[MySQL]LV 3 문제 모음

2023-03-04

Intro

SQL 문제들은 많이 없기 때문에 LV 1 ~ LV 5 까지 문제들을 레벨별로 모아서 한번에 정리하겠다.

문제 1 - 집계함수 max, date + 스칼라 서브쿼리(in)

자동차 대여 기록에서 대여중 / 대여 가능 여부 구분하기

코드

-- 날짜비교1 -> date함수 사용
SELECT CAR_ID, max(case when START_DATE<=DATE(20221016) && END_DATE >= Date(20221016) 
then "대여중" else "대여 가능" end) as AVAILABILITY 
from CAR_RENTAL_COMPANY_RENTAL_HISTORY group by car_id order by car_id desc;

-- 날짜비교2 -> date함수 미사용
select car_id, max(
case when (start_date <= '2022-10-16' and end_date >= '2022-10-16') then '대여중'
else '대여 가능' end) as availability 
from car_rental_company_rental_history 
group by car_id order by car_id desc;

풀이

max(case when START_DATE<=DATE(20221016) && END_DATE >= Date(20221016) then "대여중" else "대여 가능" end)

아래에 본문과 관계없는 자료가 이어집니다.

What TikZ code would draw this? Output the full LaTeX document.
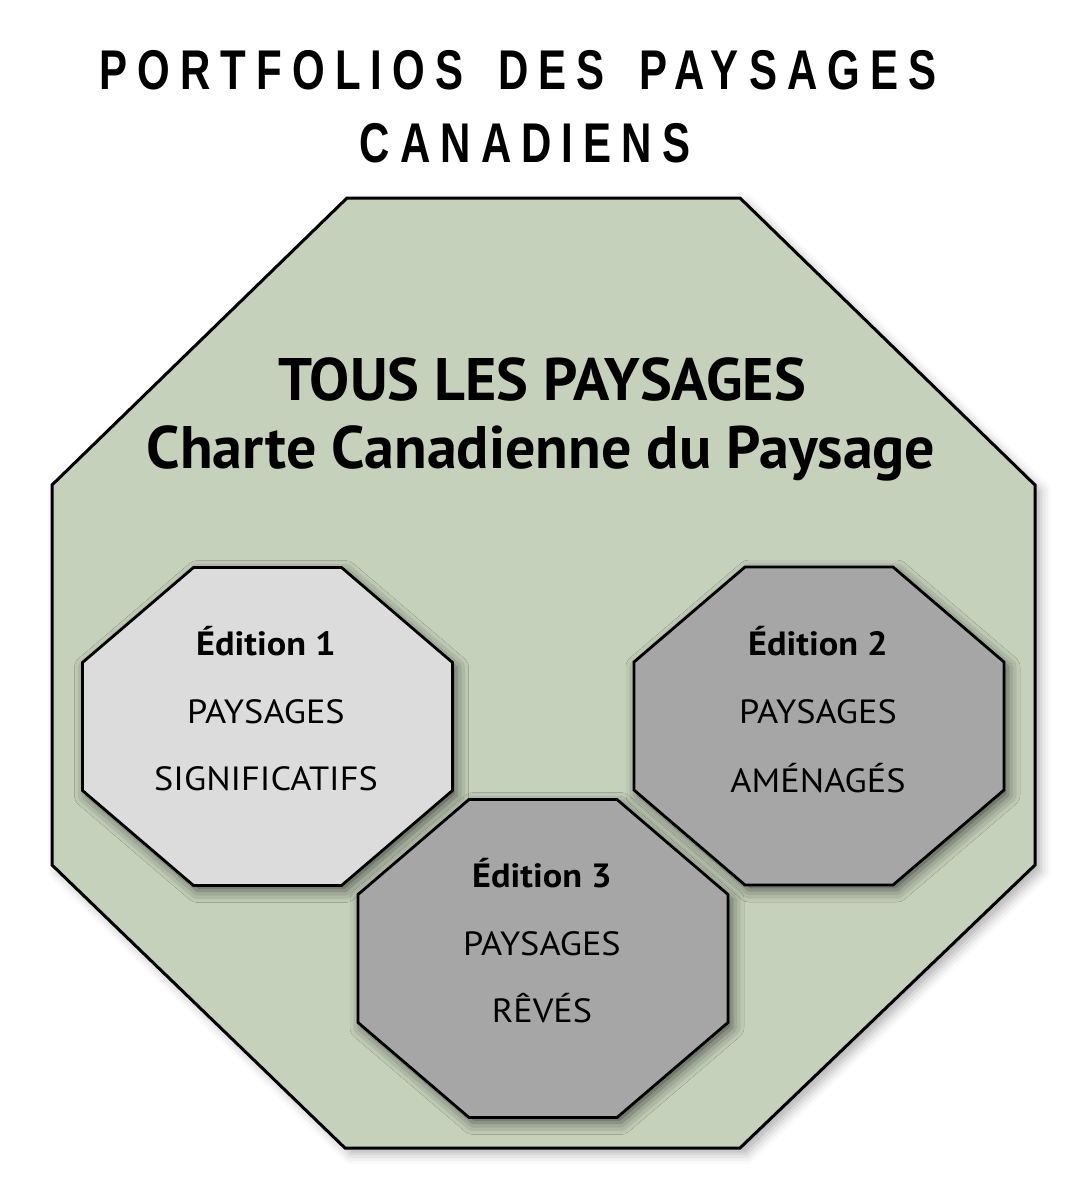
\documentclass[tikz,border=0pt]{standalone}
\usepackage{fontspec}
\usetikzlibrary{shadows.blur}
\newfontfamily\titlefont[FakeStretch=0.75,LetterSpace=18,WordSpace=1.6]{Liberation Sans}
\newfontfamily\labelfont{PT Sans}
\newfontfamily\edfont[FakeStretch=1.08]{PT Sans}
\definecolor{sage}{HTML}{C5D1BB}
\definecolor{edlight}{HTML}{DCDCDC}
\definecolor{eddark}{HTML}{A6A6A6}

\begin{document}
\begin{tikzpicture}[x=0.5pt,y=-0.5pt,
  bigoct/.style={draw=black,line width=1.5pt,fill=sage,
    blur shadow={shadow xshift=3pt,shadow yshift=-3pt,shadow opacity=30,shadow blur radius=5pt}},
  edoct/.style={draw=black,line width=1.4pt,
    blur shadow={shadow xshift=2pt,shadow yshift=-2.5pt,shadow opacity=60,shadow blur radius=6pt}},
  titletext/.style={font=\titlefont\bfseries\fontsize{28}{34}\selectfont,anchor=base,inner sep=0pt},
  headtext/.style={font=\labelfont\bfseries\fontsize{30}{36}\selectfont,anchor=base,inner sep=0pt},
  edhead/.style={font=\edfont\bfseries\fontsize{16.8}{20}\selectfont,anchor=base,inner sep=0pt},
  edtext/.style={font=\edfont\fontsize{16.8}{20}\selectfont,anchor=base,inner sep=0pt}]
\useasboundingbox (0,0) rectangle (1086,1200);

% title
\node[titletext] (title1) at (518,89) {PORTFOLIOS DES PAYSAGES};
\node[titletext] (title2) at (525,162) {CANADIENS};

% big octagon
\draw[bigoct] (347,198) -- (740,198) -- (1035,485) -- (1035,865) -- (740,1148) -- (345,1148) -- (52,865) -- (52,485) -- cycle;
\node[headtext] (allhead) at (542,400) {TOUS LES PAYSAGES};
\node[headtext] (charter) at (541,468) {Charte Canadienne du Paysage};

% the three editions
\foreach \cx/\cy/\col in {267.5/726.5/edlight,819/726/eddark,543/958.5/eddark}
  \draw[edoct,fill=\col] ({\cx-74},{\cy-159}) -- ({\cx+74},{\cy-159}) -- ({\cx+185},{\cy-64}) -- ({\cx+185},{\cy+64}) -- ({\cx+74},{\cy+159}) -- ({\cx-74},{\cy+159}) -- ({\cx-185},{\cy+64}) -- ({\cx-185},{\cy-64}) -- cycle;

\node[edhead] (edone) at (266,655) {Édition 1};
\node[edtext] (edonea) at (266,723) {PAYSAGES};
\node[edtext] (edoneb) at (266,790) {SIGNIFICATIFS};

\node[edhead] (edtwo) at (818,655) {Édition 2};
\node[edtext] (edtwoa) at (818,723) {PAYSAGES};
\node[edtext] (edtwob) at (818,792) {AMÉNAGÉS};

\node[edhead] (edthree) at (542,887) {Édition 3};
\node[edtext] (edthreea) at (542,955) {PAYSAGES};
\node[edtext] (edthreeb) at (542,1022) {RÊVÉS};
\end{tikzpicture}
\end{document}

중요한 점은 왜??? max() 를 사용했냐는 것이다.
- 위 조건의 결과로 “대여중”, “대여 가능” 이 둘다 구해졌을경우?? max() 함수는 “대여중” 을 더 큰값으로 보고 출력해준다!!
  - 잘 생각해보면 위 조건문의 경우 동일한 CAR_ID 가 여러개 있으므로 “대여중”, “대여 가능” 둘다 구해지는 경우가 존재한다!! => 그래서 max() 로 “대여중” 을 선택
  - 문자열 비교해보면 “대여 가능”보다 “대여중”이 더 큼
- 또 다른 방법으로는, 삽입 쿼리문인 IN 쿼리문 을 통해서도 간단히 해결할 수 있다.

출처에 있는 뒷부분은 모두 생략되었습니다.